PROMPT: Every record must appear in your copy exactly as written, with no pictures.
--- start of MATERIAL FOR THIS TASK ---
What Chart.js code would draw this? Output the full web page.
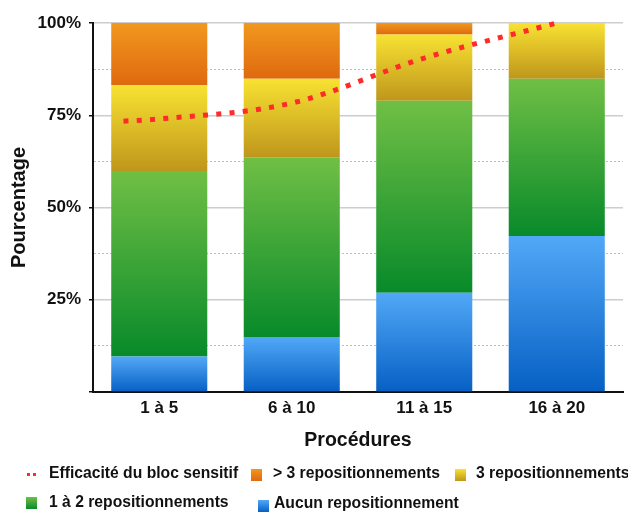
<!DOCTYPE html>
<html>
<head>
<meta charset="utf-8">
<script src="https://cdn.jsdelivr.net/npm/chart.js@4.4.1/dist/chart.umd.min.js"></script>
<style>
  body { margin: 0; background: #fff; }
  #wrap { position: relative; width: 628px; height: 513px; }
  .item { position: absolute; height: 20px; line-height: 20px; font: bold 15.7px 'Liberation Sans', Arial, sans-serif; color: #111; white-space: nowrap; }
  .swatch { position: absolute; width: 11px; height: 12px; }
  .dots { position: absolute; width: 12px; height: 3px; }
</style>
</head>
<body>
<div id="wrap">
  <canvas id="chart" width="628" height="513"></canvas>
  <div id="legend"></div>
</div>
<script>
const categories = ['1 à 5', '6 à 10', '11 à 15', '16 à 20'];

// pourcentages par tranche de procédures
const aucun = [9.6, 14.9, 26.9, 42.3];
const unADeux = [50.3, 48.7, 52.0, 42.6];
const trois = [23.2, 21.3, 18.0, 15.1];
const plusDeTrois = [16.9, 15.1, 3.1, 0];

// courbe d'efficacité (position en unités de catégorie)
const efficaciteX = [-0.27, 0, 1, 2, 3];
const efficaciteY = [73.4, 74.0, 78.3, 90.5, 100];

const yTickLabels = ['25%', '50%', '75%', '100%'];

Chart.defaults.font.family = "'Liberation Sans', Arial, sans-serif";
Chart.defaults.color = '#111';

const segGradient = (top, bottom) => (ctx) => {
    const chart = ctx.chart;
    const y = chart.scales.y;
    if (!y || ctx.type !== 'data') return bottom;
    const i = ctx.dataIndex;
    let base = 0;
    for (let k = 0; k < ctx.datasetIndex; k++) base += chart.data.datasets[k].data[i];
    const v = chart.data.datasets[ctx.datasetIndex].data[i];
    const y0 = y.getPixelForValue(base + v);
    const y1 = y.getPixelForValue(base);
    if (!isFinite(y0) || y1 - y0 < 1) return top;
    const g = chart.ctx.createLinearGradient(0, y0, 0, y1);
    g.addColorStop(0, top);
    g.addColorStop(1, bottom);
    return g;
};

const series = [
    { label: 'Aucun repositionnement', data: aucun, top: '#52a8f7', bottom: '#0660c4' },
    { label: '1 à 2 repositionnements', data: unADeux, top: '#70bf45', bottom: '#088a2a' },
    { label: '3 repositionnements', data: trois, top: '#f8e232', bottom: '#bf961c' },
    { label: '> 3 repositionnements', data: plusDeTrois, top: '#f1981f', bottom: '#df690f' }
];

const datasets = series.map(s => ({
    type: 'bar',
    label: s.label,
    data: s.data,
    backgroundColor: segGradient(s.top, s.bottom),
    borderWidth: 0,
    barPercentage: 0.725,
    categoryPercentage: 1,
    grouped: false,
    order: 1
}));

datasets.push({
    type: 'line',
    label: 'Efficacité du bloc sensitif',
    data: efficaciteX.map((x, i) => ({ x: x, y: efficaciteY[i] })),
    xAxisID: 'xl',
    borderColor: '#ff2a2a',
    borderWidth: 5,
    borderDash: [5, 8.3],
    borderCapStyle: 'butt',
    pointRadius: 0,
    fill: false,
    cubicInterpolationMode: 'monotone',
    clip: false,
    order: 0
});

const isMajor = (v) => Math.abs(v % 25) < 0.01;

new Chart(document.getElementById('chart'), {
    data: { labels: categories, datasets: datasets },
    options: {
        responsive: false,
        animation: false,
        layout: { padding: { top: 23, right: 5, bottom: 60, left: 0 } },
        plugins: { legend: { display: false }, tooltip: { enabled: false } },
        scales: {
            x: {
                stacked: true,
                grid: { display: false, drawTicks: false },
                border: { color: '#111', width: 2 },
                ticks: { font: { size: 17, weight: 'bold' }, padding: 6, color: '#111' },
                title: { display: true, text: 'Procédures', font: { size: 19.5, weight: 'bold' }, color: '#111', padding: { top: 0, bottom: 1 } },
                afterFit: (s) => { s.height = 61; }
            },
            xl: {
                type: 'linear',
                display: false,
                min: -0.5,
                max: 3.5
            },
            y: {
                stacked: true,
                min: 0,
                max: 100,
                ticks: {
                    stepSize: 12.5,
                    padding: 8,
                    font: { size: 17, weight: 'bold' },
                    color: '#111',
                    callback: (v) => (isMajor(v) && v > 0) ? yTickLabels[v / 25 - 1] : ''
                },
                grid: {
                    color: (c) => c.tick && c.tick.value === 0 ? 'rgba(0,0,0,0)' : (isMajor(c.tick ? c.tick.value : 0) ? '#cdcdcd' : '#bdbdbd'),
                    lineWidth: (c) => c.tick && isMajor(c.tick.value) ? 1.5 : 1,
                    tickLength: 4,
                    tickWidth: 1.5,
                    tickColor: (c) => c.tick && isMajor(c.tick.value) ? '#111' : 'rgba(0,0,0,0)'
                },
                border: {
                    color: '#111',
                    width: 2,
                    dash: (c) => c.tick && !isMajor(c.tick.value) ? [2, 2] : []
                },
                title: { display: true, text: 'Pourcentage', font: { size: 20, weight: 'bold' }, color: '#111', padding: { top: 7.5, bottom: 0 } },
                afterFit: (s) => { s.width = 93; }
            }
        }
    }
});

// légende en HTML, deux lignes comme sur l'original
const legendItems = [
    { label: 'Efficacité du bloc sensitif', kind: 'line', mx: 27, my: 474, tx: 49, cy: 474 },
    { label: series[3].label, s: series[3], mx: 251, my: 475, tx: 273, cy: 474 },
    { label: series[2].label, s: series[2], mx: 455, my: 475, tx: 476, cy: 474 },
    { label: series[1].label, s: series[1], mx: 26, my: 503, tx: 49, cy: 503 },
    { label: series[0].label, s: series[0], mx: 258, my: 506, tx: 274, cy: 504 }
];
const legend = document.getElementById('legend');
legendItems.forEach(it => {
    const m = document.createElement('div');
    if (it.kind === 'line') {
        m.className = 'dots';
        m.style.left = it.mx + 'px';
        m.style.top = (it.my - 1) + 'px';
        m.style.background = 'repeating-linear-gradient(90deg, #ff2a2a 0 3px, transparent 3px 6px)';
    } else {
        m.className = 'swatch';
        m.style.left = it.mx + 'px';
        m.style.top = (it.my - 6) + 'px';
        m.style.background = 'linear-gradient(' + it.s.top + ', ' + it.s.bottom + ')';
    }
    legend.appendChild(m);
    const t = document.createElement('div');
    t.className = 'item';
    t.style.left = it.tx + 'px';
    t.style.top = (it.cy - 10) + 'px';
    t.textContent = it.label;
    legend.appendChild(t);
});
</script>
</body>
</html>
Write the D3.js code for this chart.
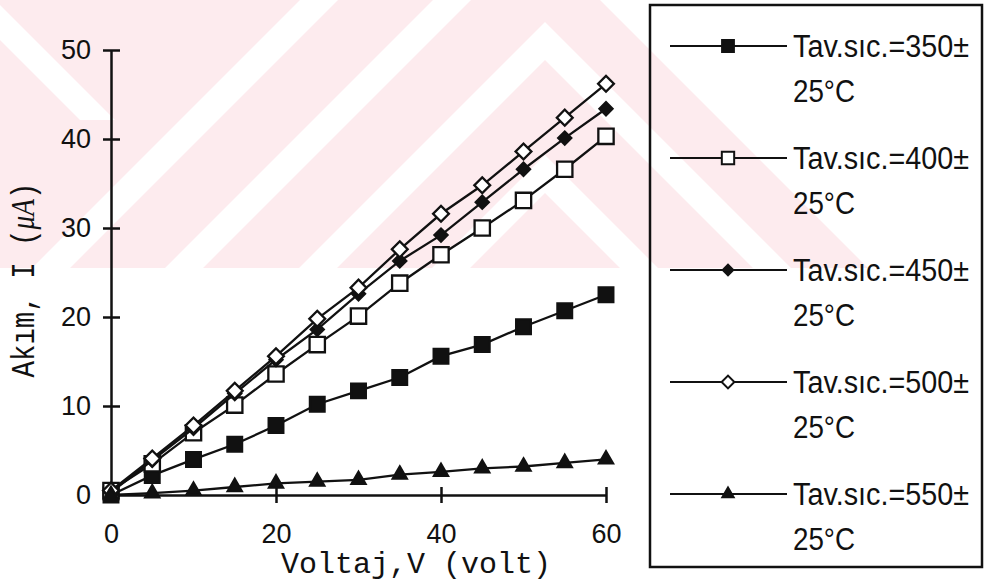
--- end of MATERIAL FOR THIS TASK ---
EXERCISE RESULT:
What Chart.js code would draw this? Output the full web page.
<!DOCTYPE html>
<html>
<head>
<meta charset="utf-8">
<script src="https://cdn.jsdelivr.net/npm/chart.js@4.4.1/dist/chart.umd.min.js"></script>
<style>
  body { margin: 0; background: #fff; }
  #wrap { position: relative; width: 628px; height: 513px; }
  .item { position: absolute; height: 20px; line-height: 20px; font: bold 15.7px 'Liberation Sans', Arial, sans-serif; color: #111; white-space: nowrap; }
  .swatch { position: absolute; width: 11px; height: 12px; }
  .dots { position: absolute; width: 12px; height: 3px; }
</style>
</head>
<body>
<div id="wrap">
  <canvas id="chart" width="628" height="513"></canvas>
  <div id="legend"></div>
</div>
<script>
const categories = ['1 à 5', '6 à 10', '11 à 15', '16 à 20'];

// pourcentages par tranche de procédures
const aucun = [9.6, 14.9, 26.9, 42.3];
const unADeux = [50.3, 48.7, 52.0, 42.6];
const trois = [23.2, 21.3, 18.0, 15.1];
const plusDeTrois = [16.9, 15.1, 3.1, 0];

// courbe d'efficacité (position en unités de catégorie)
const efficaciteX = [-0.27, 0, 1, 2, 3];
const efficaciteY = [73.4, 74.0, 78.3, 90.5, 100];

const yTickLabels = ['25%', '50%', '75%', '100%'];

Chart.defaults.font.family = "'Liberation Sans', Arial, sans-serif";
Chart.defaults.color = '#111';

const segGradient = (top, bottom) => (ctx) => {
    const chart = ctx.chart;
    const y = chart.scales.y;
    if (!y || ctx.type !== 'data') return bottom;
    const i = ctx.dataIndex;
    let base = 0;
    for (let k = 0; k < ctx.datasetIndex; k++) base += chart.data.datasets[k].data[i];
    const v = chart.data.datasets[ctx.datasetIndex].data[i];
    const y0 = y.getPixelForValue(base + v);
    const y1 = y.getPixelForValue(base);
    if (!isFinite(y0) || y1 - y0 < 1) return top;
    const g = chart.ctx.createLinearGradient(0, y0, 0, y1);
    g.addColorStop(0, top);
    g.addColorStop(1, bottom);
    return g;
};

const series = [
    { label: 'Aucun repositionnement', data: aucun, top: '#52a8f7', bottom: '#0660c4' },
    { label: '1 à 2 repositionnements', data: unADeux, top: '#70bf45', bottom: '#088a2a' },
    { label: '3 repositionnements', data: trois, top: '#f8e232', bottom: '#bf961c' },
    { label: '> 3 repositionnements', data: plusDeTrois, top: '#f1981f', bottom: '#df690f' }
];

const datasets = series.map(s => ({
    type: 'bar',
    label: s.label,
    data: s.data,
    backgroundColor: segGradient(s.top, s.bottom),
    borderWidth: 0,
    barPercentage: 0.725,
    categoryPercentage: 1,
    grouped: false,
    order: 1
}));

datasets.push({
    type: 'line',
    label: 'Efficacité du bloc sensitif',
    data: efficaciteX.map((x, i) => ({ x: x, y: efficaciteY[i] })),
    xAxisID: 'xl',
    borderColor: '#ff2a2a',
    borderWidth: 5,
    borderDash: [5, 8.3],
    borderCapStyle: 'butt',
    pointRadius: 0,
    fill: false,
    cubicInterpolationMode: 'monotone',
    clip: false,
    order: 0
});

const isMajor = (v) => Math.abs(v % 25) < 0.01;

new Chart(document.getElementById('chart'), {
    data: { labels: categories, datasets: datasets },
    options: {
        responsive: false,
        animation: false,
        layout: { padding: { top: 23, right: 5, bottom: 60, left: 0 } },
        plugins: { legend: { display: false }, tooltip: { enabled: false } },
        scales: {
            x: {
                stacked: true,
                grid: { display: false, drawTicks: false },
                border: { color: '#111', width: 2 },
                ticks: { font: { size: 17, weight: 'bold' }, padding: 6, color: '#111' },
                title: { display: true, text: 'Procédures', font: { size: 19.5, weight: 'bold' }, color: '#111', padding: { top: 0, bottom: 1 } },
                afterFit: (s) => { s.height = 61; }
            },
            xl: {
                type: 'linear',
                display: false,
                min: -0.5,
                max: 3.5
            },
            y: {
                stacked: true,
                min: 0,
                max: 100,
                ticks: {
                    stepSize: 12.5,
                    padding: 8,
                    font: { size: 17, weight: 'bold' },
                    color: '#111',
                    callback: (v) => (isMajor(v) && v > 0) ? yTickLabels[v / 25 - 1] : ''
                },
                grid: {
                    color: (c) => c.tick && c.tick.value === 0 ? 'rgba(0,0,0,0)' : (isMajor(c.tick ? c.tick.value : 0) ? '#cdcdcd' : '#bdbdbd'),
                    lineWidth: (c) => c.tick && isMajor(c.tick.value) ? 1.5 : 1,
                    tickLength: 4,
                    tickWidth: 1.5,
                    tickColor: (c) => c.tick && isMajor(c.tick.value) ? '#111' : 'rgba(0,0,0,0)'
                },
                border: {
                    color: '#111',
                    width: 2,
                    dash: (c) => c.tick && !isMajor(c.tick.value) ? [2, 2] : []
                },
                title: { display: true, text: 'Pourcentage', font: { size: 20, weight: 'bold' }, color: '#111', padding: { top: 7.5, bottom: 0 } },
                afterFit: (s) => { s.width = 93; }
            }
        }
    }
});

// légende en HTML, deux lignes comme sur l'original
const legendItems = [
    { label: 'Efficacité du bloc sensitif', kind: 'line', mx: 27, my: 474, tx: 49, cy: 474 },
    { label: series[3].label, s: series[3], mx: 251, my: 475, tx: 273, cy: 474 },
    { label: series[2].label, s: series[2], mx: 455, my: 475, tx: 476, cy: 474 },
    { label: series[1].label, s: series[1], mx: 26, my: 503, tx: 49, cy: 503 },
    { label: series[0].label, s: series[0], mx: 258, my: 506, tx: 274, cy: 504 }
];
const legend = document.getElementById('legend');
legendItems.forEach(it => {
    const m = document.createElement('div');
    if (it.kind === 'line') {
        m.className = 'dots';
        m.style.left = it.mx + 'px';
        m.style.top = (it.my - 1) + 'px';
        m.style.background = 'repeating-linear-gradient(90deg, #ff2a2a 0 3px, transparent 3px 6px)';
    } else {
        m.className = 'swatch';
        m.style.left = it.mx + 'px';
        m.style.top = (it.my - 6) + 'px';
        m.style.background = 'linear-gradient(' + it.s.top + ', ' + it.s.bottom + ')';
    }
    legend.appendChild(m);
    const t = document.createElement('div');
    t.className = 'item';
    t.style.left = it.tx + 'px';
    t.style.top = (it.cy - 10) + 'px';
    t.textContent = it.label;
    legend.appendChild(t);
});
</script>
</body>
</html>
Write the D3.js code for this chart.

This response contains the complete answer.